L’école me semble être essentielle dans l’histoire de la république française et plus particulièrement de la troisième république en raison d’un personnage comme Jules Ferry et surtout des lois de 1881-1882, portant son nom, instituant l’école publique, laïque, gratuite et obligatoire. Tout en reconnaissant les mérites de l’école républicaine je pense qu’il est possible d’émettre quelques critiques. L’école obligatoire a contribué à généraliser le français sur le territoire national et a participé à une attaque contre des langues minoritaires, désignées de manière péjorative sous le terme de patois. Je pense par exemple qu’il était inutile de diminuer la connaissance et la pratique de la langue d’Oc pour accroitre l’instruction des populations méridionales. Par ailleurs je pense que l’éducation que j’ai reçue dans l’école française n’était pas, assez ouverte sur le reste du monde. En littérature des auteurs comme Shakespeare, Cervantès, Goethe, Dante étaient quasiment absents, l’histoire me semblait trop nettement centrée sur la France et la présentation des sciences était aussi beaucoup trop centrée sur les aspects dus à des français, avec parfois des attributions de résultats tendancieuses pour valoriser un français (Laplace ou D’Alembert) plutôt qu’un allemand (Gauss). Tous les pays européens ont eu tendance à survaloriser les résultats de leurs propres savants et de leur propre littérature, je pense notamment aux britanniques et l’importance presque exclusive de Shakespeare ou Newton. Je suis particulièrement attaché à une conception universaliste de l’éducation et je suis très inquiet face à un retour d’une école républicaine fondée sur un retour de la nation si cela entraîne une restriction de la connaissance.

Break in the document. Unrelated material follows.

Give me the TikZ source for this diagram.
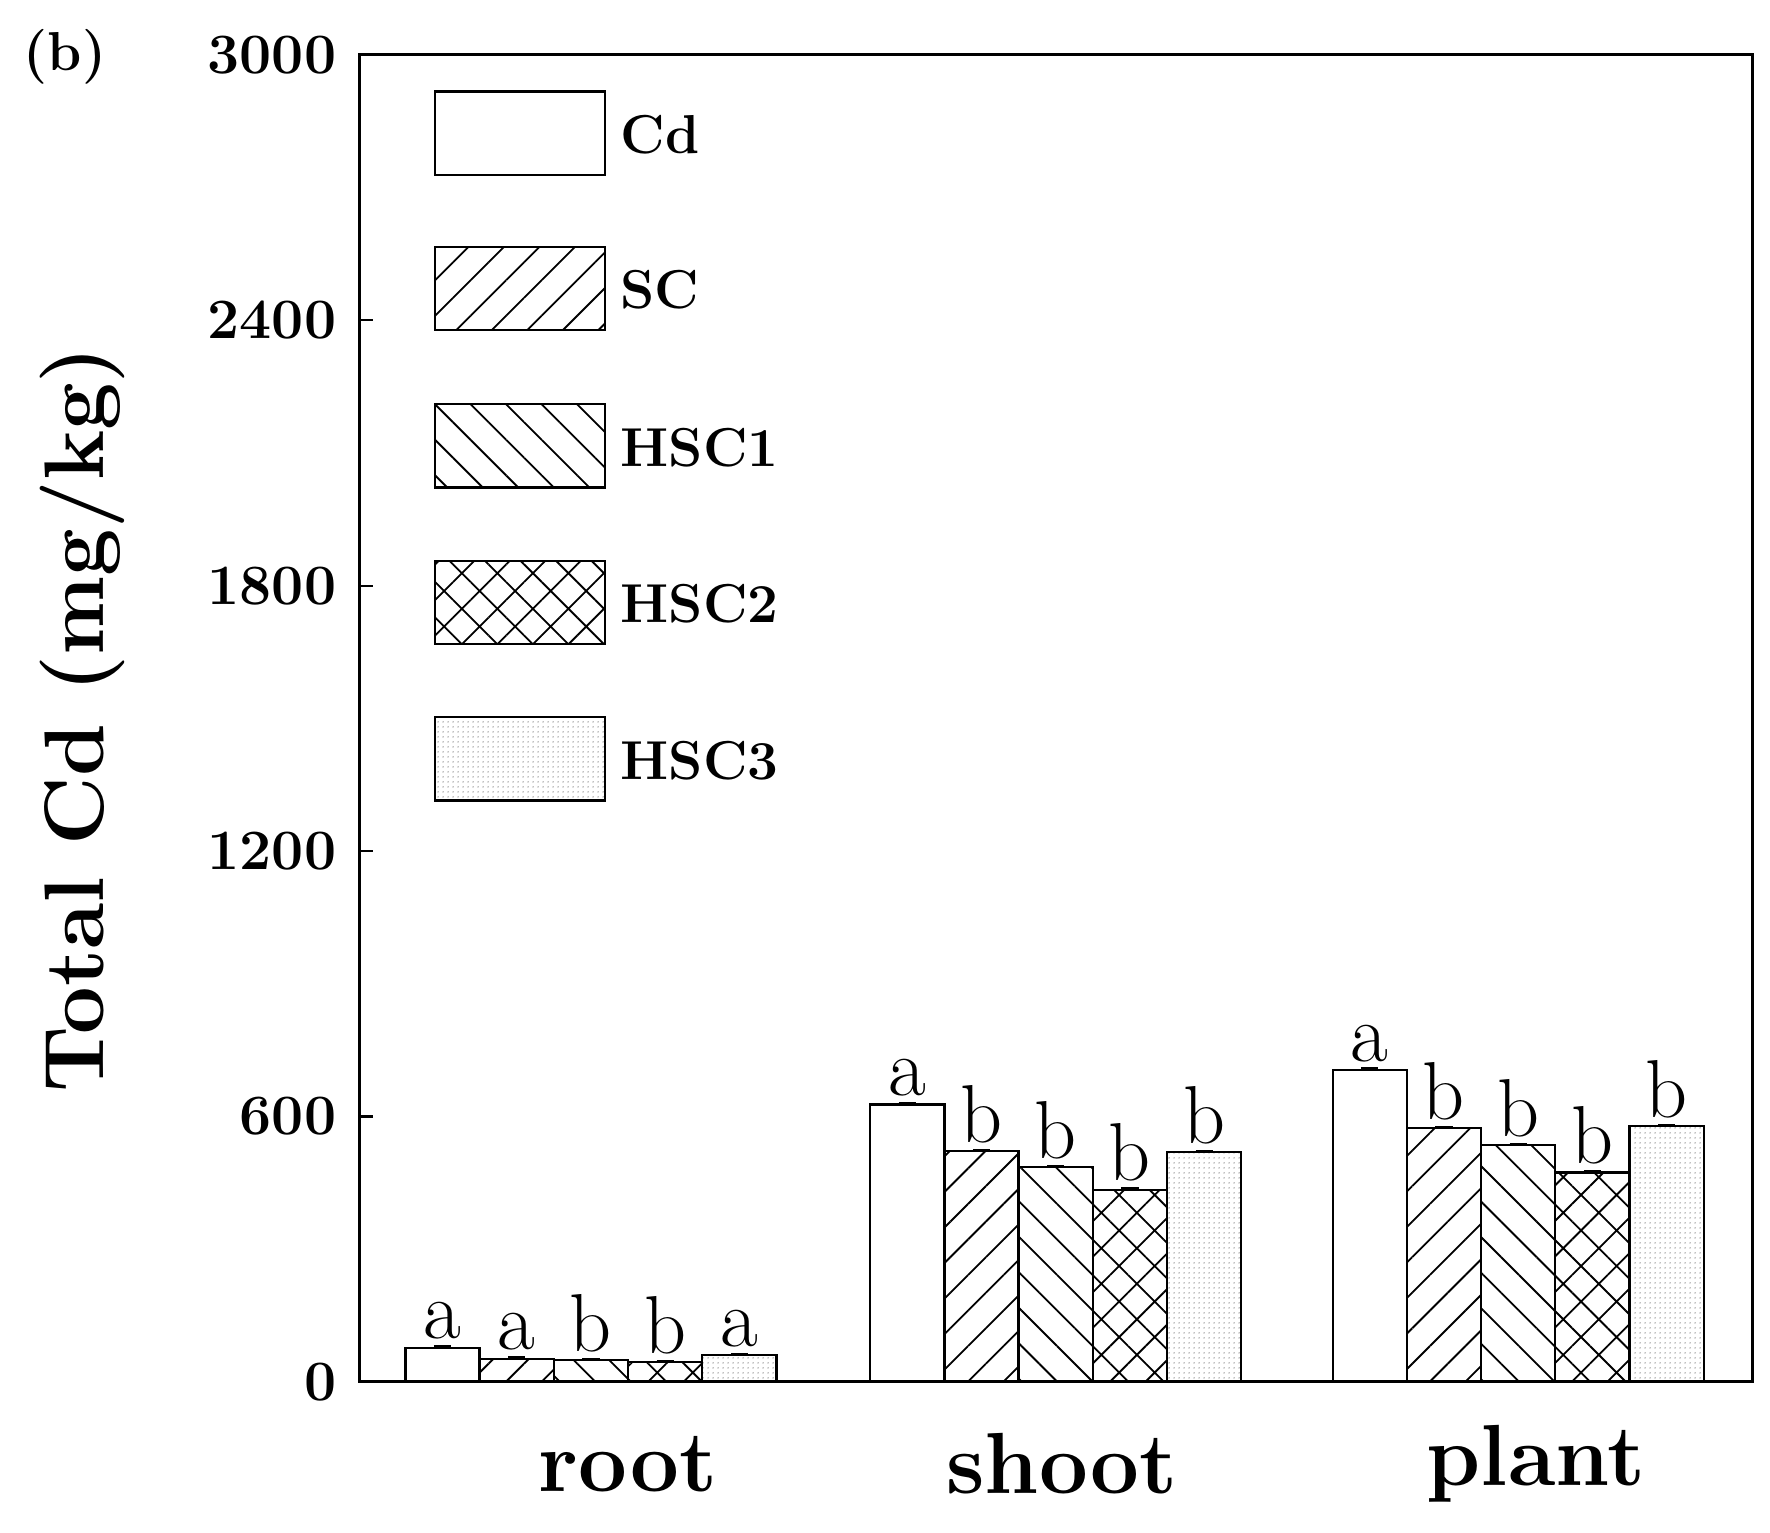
\documentclass[tikz,border=0pt]{standalone}
\usetikzlibrary{patterns.meta}
\begin{document}
\begin{tikzpicture}[x=1pt,y=-1pt,
  bar/.style={draw=black,line width=2pt},
  lab/.style={font=\fontsize{72}{76}\selectfont,anchor=south,inner sep=1pt},
  tick/.style={font=\bfseries\fontsize{50}{54}\selectfont,anchor=east},
  leg/.style={font=\bfseries\fontsize{48}{52}\selectfont,anchor=west},
  cat/.style={font=\bfseries\fontsize{76}{80}\selectfont},
  pSC/.style={pattern={Lines[angle=45,distance=22pt,line width=1.6pt]}},
  pH1/.style={pattern={Lines[angle=-45,distance=22pt,line width=1.6pt]}},
  pH2/.style={pattern={Hatch[angle=45,distance=22pt,line width=1.6pt]}},
  pH3/.style={pattern={Dots[distance=4pt,radius=0.7pt]},pattern color=gray},
  pCd/.style={fill=white}]
\useasboundingbox (0,0) rectangle (1550,1342);
\def\Y#1{1210-0.3873*#1}
% bars
\foreach \x/\v/\s/\l in {355/77/pCd/a,420/52/pSC/a,485/49/pH1/b,550/44/pH2/b,615/60/pH3/a,
  762/627/pCd/a,827/521/pSC/b,892/485/pH1/b,957/434/pH2/b,1022/519/pH3/b,
  1167/705/pCd/a,1232/573/pSC/b,1297/535/pH1/b,1362/473/pH2/b,1427/578/pH3/b}{
  \draw[bar,\s] (\x,1210) rectangle (\x+65,{\Y{\v}});
  \draw[line width=1.5pt] (\x+25,{\Y{\v}-1.5}) -- (\x+40,{\Y{\v}-1.5});
  \node[lab] (l\x) at (\x+32.5,{\Y{\v}-6}) {\l};
}
% axes
\draw[line width=2.5pt] (315,48) rectangle (1535,1210);
\foreach \v in {0,600,1200,1800,2400,3000}{
  \draw[line width=2pt] (315,{\Y{\v}}) -- (327,{\Y{\v}});
  \node[tick] (t\v) at (298,{\Y{\v}}) {\v};
}
\node[font=\bfseries\fontsize{74}{78}\selectfont,rotate=90] (yl) at (72,630) {Total Cd (mg/kg)};
\node[font=\bfseries\fontsize{48}{52}\selectfont] (b) at (57,50) {(b)};
\node[cat] (c1) at (550,1282) {root};
\node[cat] (c2) at (930,1282) {shoot};
\node[cat] (c3) at (1345,1282) {plant};
% legend
\foreach \yy/\s/\t in {80/pCd/Cd,216/pSC/SC,354/pH1/HSC1,491/pH2/HSC2,628/pH3/HSC3}{
  \draw[bar,\s] (381,\yy) rectangle (530,\yy+73);
  \node[leg] (g\t) at (540,\yy+38) {\t};
}
\end{tikzpicture}
\end{document}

De manière similaire je suis très inquiet face à un un éventuel retour de l’autorité ou plutôt de l’autoritarisme, je pense que l’autorité du maître, du professeur doit découler de son savoir, de ses connaissances et de sa capacité à les transmettre et non de sa seule position hiérarchique.

En conclusion je suis favorable à l’accroissement des connaissances chez le maximum d’individus, cependant je suis d’accord avec le célèbre précepte de Montaigne, une tête bien faite vaut mieux qu’une tête bien pleine. Je pense que dans l’éducation il faut accorder une place au doute, à l’incertitude (déformation de probabiliste ?), à la remise en cause des acquis. Surtout je pense que la démarche éducative ne doit pas se limiter à l’école, ce petit message peut être considéré avec quelques efforts comme ayant un rapport avec une démarche éducative ;-).